By Keith Idec

Jason Quigley beat Glen Tapia, but the undefeated prospect showed some flaws during a 10-round middleweight fight ESPN2 televised Thursday night from Indio, California.

Quigley was very effective through the first three rounds and appeared well on his way to a knockout victory. An extremely tough Tapia managed to start making their fight competitive in the fourth round, though, and fatigue appeared to affect Quigley for the remainder of the fight.

Each of the three judges scored the fight by large margins for Quigley. Carla Caiz had it 100-90, Max DeLuca scored it 98-92 and Zac Young credited Quigley with a 99-91 win.

Ireland’s Quigley, who won the vacant NABF middleweight title, improved to 13-0. Tapia, of Passaic, New Jersey, lost a third straight fight and slipped to 23-4.

“I felt slow and sluggish this fight,” said Tapia, who had been stopped in his previous two bouts by David Lemieux and Michel Soro. “I feel like I didn’t even get to do to him what I trained in camp for. I was able to put pressure on him and hurt him a couple of times. This was not my best performance.”

ESPN2 televised the Quigley-Tapia fight as the main event the inaugural “Golden Boy On ESPN” broadcast on ESPN2. It initially looked like Quigley would stop Tapia early.

Quigley hit Tapia with a straight right hand just about 40 seconds into the first round that knocked Tapia backward, into the ropes.

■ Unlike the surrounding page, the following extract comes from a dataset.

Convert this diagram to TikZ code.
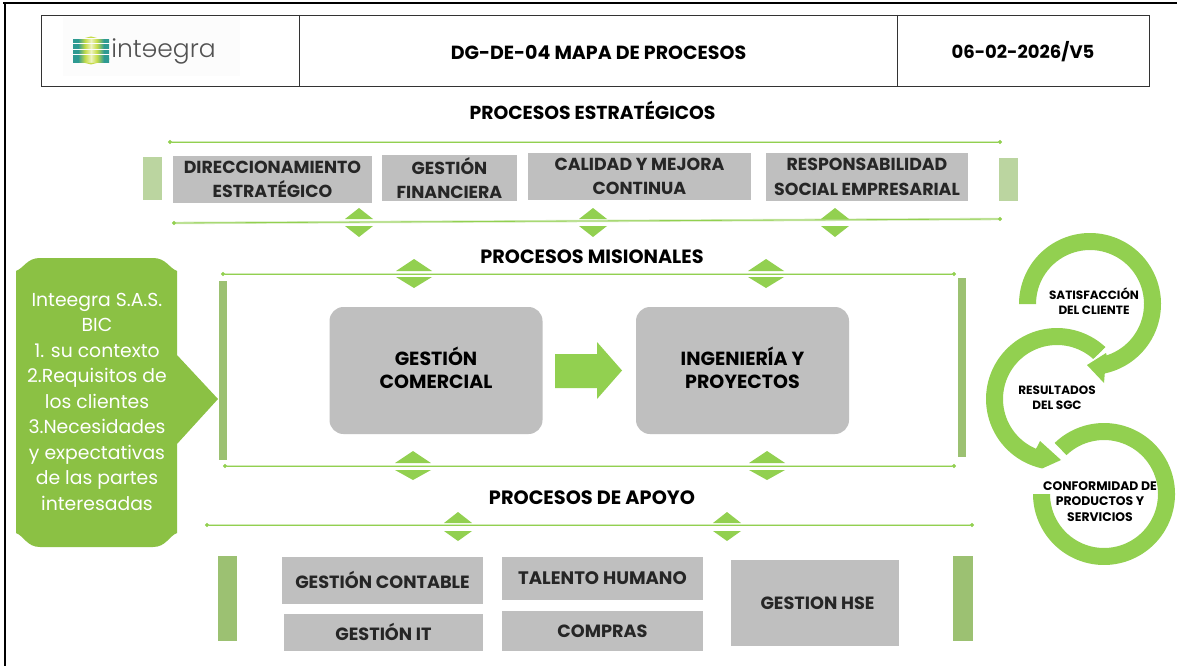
\documentclass[tikz,border=0pt]{standalone}
\usepackage{fontspec}
\usepackage{graphicx}
\setmainfont{Poppins}
\newfontfamily\logofont{Poppins Light}
\usetikzlibrary{arrows.meta}
\definecolor{ringg}{HTML}{92D050}
\definecolor{leafg}{HTML}{8BC144}
\definecolor{barlight}{HTML}{BBD5A0}
\definecolor{barmid}{HTML}{9CC172}
\definecolor{boxgray}{HTML}{BFBFBF}
\definecolor{inkdark}{HTML}{262626}
\definecolor{halo}{HTML}{D3EBBA}
\definecolor{logoteal}{HTML}{2E9A92}
\definecolor{logolime}{HTML}{C6DC4A}
\definecolor{logopale}{HTML}{EEF3C0}
\newcommand{\sz}[2]{\fontsize{#1}{#2}\selectfont\bfseries}
\pgfdeclarehorizontalshading{logostrip}{100bp}{
 color(0bp)=(logoteal); color(32bp)=(logoteal); color(42bp)=(logolime); color(50bp)=(logopale);
 color(58bp)=(logolime); color(68bp)=(logoteal); color(100bp)=(logoteal)}
\tikzset{
 grayb/.style={fill=boxgray,draw=none,inner sep=0pt,align=center,text=inkdark,font=\sz{17.4}{24.5}},
 lowb/.style={grayb,font=\sz{17.7}{24}},
 roundb/.style={grayb,rounded corners=14pt,minimum width=213pt,minimum height=127pt,text=black},
 labelc/.style={inner sep=0pt,align=center,text=black,font=\sz{19}{23}},
 headc/.style={draw=black!80,line width=.9pt,fill=none,inner sep=0pt},
 title/.style={inner sep=0pt,text=black,font=\sz{19}{22}},
 bar/.style={draw=none,inner sep=0pt},
 gline/.style={draw=halo,line width=2.4pt},
 gcore/.style={draw=ringg,line width=.8pt,{Circle[length=4pt,width=4pt,fill=ringg]}-{Circle[length=4pt,width=4pt,fill=ringg]},shorten <=-1pt,shorten >=-1pt},
 ringt/.style={inner sep=0pt,align=center,text=black,font=\sz{12}{15.3}},
}
\newcommand{\updown}[6]{%
 \fill[ringg] (#1-#6,#3) -- (#1,#2) -- (#1+#6,#3) -- cycle;
 \fill[ringg] (#1-#6,#4) -- (#1,#5) -- (#1+#6,#4) -- cycle;}
\newcommand{\gsep}[3]{%
 \coordinate (#1a) at #2; \coordinate (#1b) at #3;
 \draw[gline] (#1a) -- (#1b);
 \draw[gcore] (#1a) -- (#1b);}
\begin{document}
\begin{tikzpicture}[x=1pt,y=-1pt]
\useasboundingbox (0,0) rectangle (1177,666);
\fill[white] (0,0) rectangle (1177,666);
% page frame
\fill[black] (3,2) rectangle (1177,4.2);
\fill[black] (3.6,2) rectangle (5.8,666);
% header
\fill[black!1] (63,17) rectangle (240,76);
\draw[headc] (41,15) rectangle (1149,86);
\draw[headc] (299,15) -- (299,86);
\draw[headc] (897.5,15) -- (897.5,86);
% logo mark
\foreach \yy in {41,46.5,52,57.5,60.5}{
 \shade[shading=logostrip] (73,\yy-1.9) rectangle (109,\yy+1.9);}
\fill[logolime] (85,38) -- (97,38) -- (91,36.5) -- cycle;
\fill[logolime] (85,63) -- (97,63) -- (91,64.5) -- cycle;
\node[inner sep=0pt,text=black!68,font=\logofont\fontsize{25}{25}\selectfont] (logo) at (163.5,51) {int\reflectbox{e}egra};
\node[title,font=\sz{19}{22}] (doc) at (598.5,52) {DG-DE-04 MAPA DE PROCESOS};
\node[title,font=\sz{18}{22}] (date) at (1023,52) {06-02-2026/V5};
% estrategicos
\node[title,font=\sz{18.8}{22}] (testr) at (592.5,110) {PROCESOS ESTRATÉGICOS};
\gsep{l1}{(169,142)}{(1001,142)}
\node[bar,fill=barlight,minimum width=19pt,minimum height=43pt] (b1) at (152.5,178.5) {};
\node[bar,fill=barlight,minimum width=19pt,minimum height=43pt] (b2) at (1008.5,179.5) {};
\node[grayb,minimum width=199pt,minimum height=47pt] (dir) at (272.5,179.5) {DIRECCIONAMIENTO\\ESTRATÉGICO};
\node[grayb,minimum width=135pt,minimum height=46pt] (fin) at (449.5,178) {GESTIÓN\\FINANCIERA};
\node[grayb,minimum width=223pt,minimum height=47pt] (cal) at (639.5,176.5) {CALIDAD Y MEJORA\\CONTINUA};
\node[grayb,minimum width=202pt,minimum height=48pt] (res) at (867,177) {RESPONSABILIDAD\\SOCIAL EMPRESARIAL};
\gsep{l2}{(173,223)}{(1001,219)}
\updown{359}{208}{219}{226}{237}{14}
\updown{593}{208}{219}{226}{237}{14}
\updown{835}{208}{219}{226}{237}{14}
% misionales
\node[title,font=\sz{19.2}{22}] (tmis) at (592,257) {PROCESOS MISIONALES};
\gsep{l3}{(222,274)}{(955,274)}
\gsep{l4}{(224,466)}{(955,466)}
\updown{414}{259}{271}{277}{288}{18}
\updown{766}{259}{271}{277}{288}{18}
\updown{413}{451}{463}{470}{480}{18}
\updown{767}{451}{463}{470}{480}{18}
\node[bar,fill=barmid,minimum width=8pt,minimum height=179pt] (b3) at (223,370.5) {};
\node[bar,fill=barmid,minimum width=8pt,minimum height=179pt] (b4) at (962,367.5) {};
\node[roundb] (com) at (436,370.5) {};
\node[roundb] (ing) at (742.5,370.5) {};
\node[labelc] (comt) at (436,368) {GESTIÓN\\COMERCIAL};
\node[labelc] (ingt) at (742.5,368) {INGENIERÍA Y\\PROYECTOS};
\fill[ringg] (555,354) -- (597,354) -- (597,342) -- (622,370.5) -- (597,399) -- (597,388) -- (555,388) -- cycle;
% left box
\fill[leafg] (16,271) .. controls (24,268) and (27,258) .. (40,258) -- (153,258) .. controls (166,258) and (169,268) .. (177,271)
 -- (177,355) -- (218,399) -- (177,444) -- (177,533)
 .. controls (169,536) and (166,547) .. (153,547) -- (40,547) .. controls (27,547) and (24,536) .. (16,533) -- cycle;
\node[inner sep=0pt,align=center,text=white,font=\fontsize{18.8}{25.5}\selectfont] (ctx) at (97,401.5) {Inteegra S.A.S.\\BIC\\1. su contexto\\2.Requisitos de\\los clientes\\3.Necesidades\\y expectativas\\de las partes\\interesadas};
% apoyo
\node[title,font=\sz{19.3}{22}] (tapo) at (592,498) {PROCESOS DE APOYO};
\gsep{l5}{(206,525)}{(973,525)}
\updown{458}{512}{523}{531}{541}{14}
\updown{727}{512}{523}{531}{541}{14}
\node[bar,fill=barmid,minimum width=19pt,minimum height=85pt] (b5) at (227.5,598.5) {};
\node[bar,fill=barmid,minimum width=20pt,minimum height=85pt] (b6) at (962.5,598.5) {};
\node[lowb,minimum width=201pt,minimum height=47pt] (con) at (382.5,580.5) {\raisebox{.8pt}{GESTIÓN CONTABLE}};
\node[lowb,minimum width=199pt,minimum height=37pt] (git) at (383.5,632.5) {\raisebox{1.5pt}{GESTIÓN IT}};
\node[lowb,font=\sz{18.1}{24},minimum width=201pt,minimum height=43pt] (tal) at (602.5,578.5) {TALENTO HUMANO};
\node[lowb,minimum width=201pt,minimum height=40pt] (cmp) at (602.5,631) {COMPRAS};
\node[lowb,minimum width=168pt,minimum height=86pt] (hse) at (815,603) {\hspace{5pt}GESTION HSE};
% cycle rings
\fill[ringg] plot[smooth,domain=180:-78,samples=60] ({1090+71*cos(\x)},{304-71*sin(\x)})
  -- (1104,383) -- (1087,365) -- (1106,353)
  -- plot[smooth,domain=-72:180,samples=60] ({1090+54*cos(\x)},{304-54*sin(\x)}) -- cycle;
\fill[ringg] plot[smooth,domain=47:258,samples=60] ({1057+71*cos(\x)},{399-71*sin(\x)})
  -- (1061,460) -- (1040,441) -- (1037,447)
  -- plot[smooth,domain=247:47,samples=60] ({1057+54*cos(\x)},{399-54*sin(\x)}) -- cycle;
\draw[white,line width=.9pt] (1093,360) -- (1107,347);
\fill[ringg] plot[smooth,domain=134:-180,samples=80] ({1104+71*cos(\x)},{494-71*sin(\x)})
  -- plot[smooth,domain=-180:134,samples=80] ({1104+54*cos(\x)},{494-54*sin(\x)}) -- cycle;
\node[ringt] (sat) at (1094,301.5) {SATISFACCIÓN\\DEL CLIENTE};
\node[ringt] (sgc) at (1057,398) {RESULTADOS\\DEL SGC};
\node[ringt,font=\sz{12.4}{15.3}] (pro) at (1100,501.5) {CONFORMIDAD DE\\PRODUCTOS Y\\SERVICIOS};
\end{tikzpicture}
\end{document}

The punch bloodied Tapia’s nose as well.

Quigley then buckled Tapia’s legs with a right hand with about 55 seconds remaining in the first round. Just before the first round ended, Quigley connected with a left hook that seemed to wobble Tapia, who didn’t have his legs under him as he walked back to his corner.

Referee Jack Reiss told Tapia between the first and second rounds that he needed to protect himself better or the fight would be stopped. He didn’t do that during the second round, when Quigley battered Tapia at will.

Tapia went to the canvas late in the second round, but it was because their legs got tangled.

Quigley continued to assault Tapia during the third round, though Tapia never stopped trying to make the fight competitive. Tapia landed a hard right hand early in the fourth round, which made Quigley back off temporarily and attempt to box.

Tapia landed another right hand to the side of Quigley’s head with about a minute to go in the fourth round, when Quigley started to seem a little tired, as though he had punched himself out. Quigley came back about 30 seconds later to drill Tapia with a left hook.

With Quigley seemingly slowing down, Tapia made the fifth round competitive as well. A straight right hand by Tapia landed flush on Quigley’s jaw and made him move away from Tapia.

Neither fighter landed a lot of punches in the sixth round, which ended with Quigley and Tapia winging wild power punches up until the bell.

Quigley landed a hard right hand just after the midway mark of the seventh round, but Tapia kept coming forward. Quigley landed another flush right hand later in the seventh round, only to have Tapia shake his head to let Quigley know it didn’t affect him.

Quigley had a better eighth round, when he seemed to catch his second wind and landed several hard right hands. Reiss came to Tapia’s corner again after the eighth round and warned that if Tapia wasn’t competitive in the ninth round he would stop the fight.

Tapia, who had a nasty cut around his right eye, begged Reiss to allow him to continue and started the ninth round trying to throw as many punches as possible.

Tapia survived the final two rounds, but didn’t land many punches during those final six minutes. Quigley seemed content to box his way toward the final bell.

Tapia is more experienced than Quigley and probably the best opponent of Quigley’s career, but he entered the ring coming off a long layoff Thursday night. The 27-year-old Tapia hadn’t fought in the 10½ months since Lemieux, a former IBF middleweight champion, stopped him in the fourth round on the Canelo Alvarez-Amir Khan undercard May 7 at T-Mobile Arena in Las Vegas.

Tapia also was stopped in the fourth round of his previous bout, when France’s Michel Soro beat Tapia by technical knockout in May 2015 in Newark, New Jersey. Had Tapia won that televised main event near his hometown, he likely would’ve fought for the WBO super welterweight championship later in 2015.

The first loss of Tapia’s career was a brutal sixth-round knockout defeat to hard-hitting James Kirkland. HBO televised that fight in December 2013 from Atlantic City.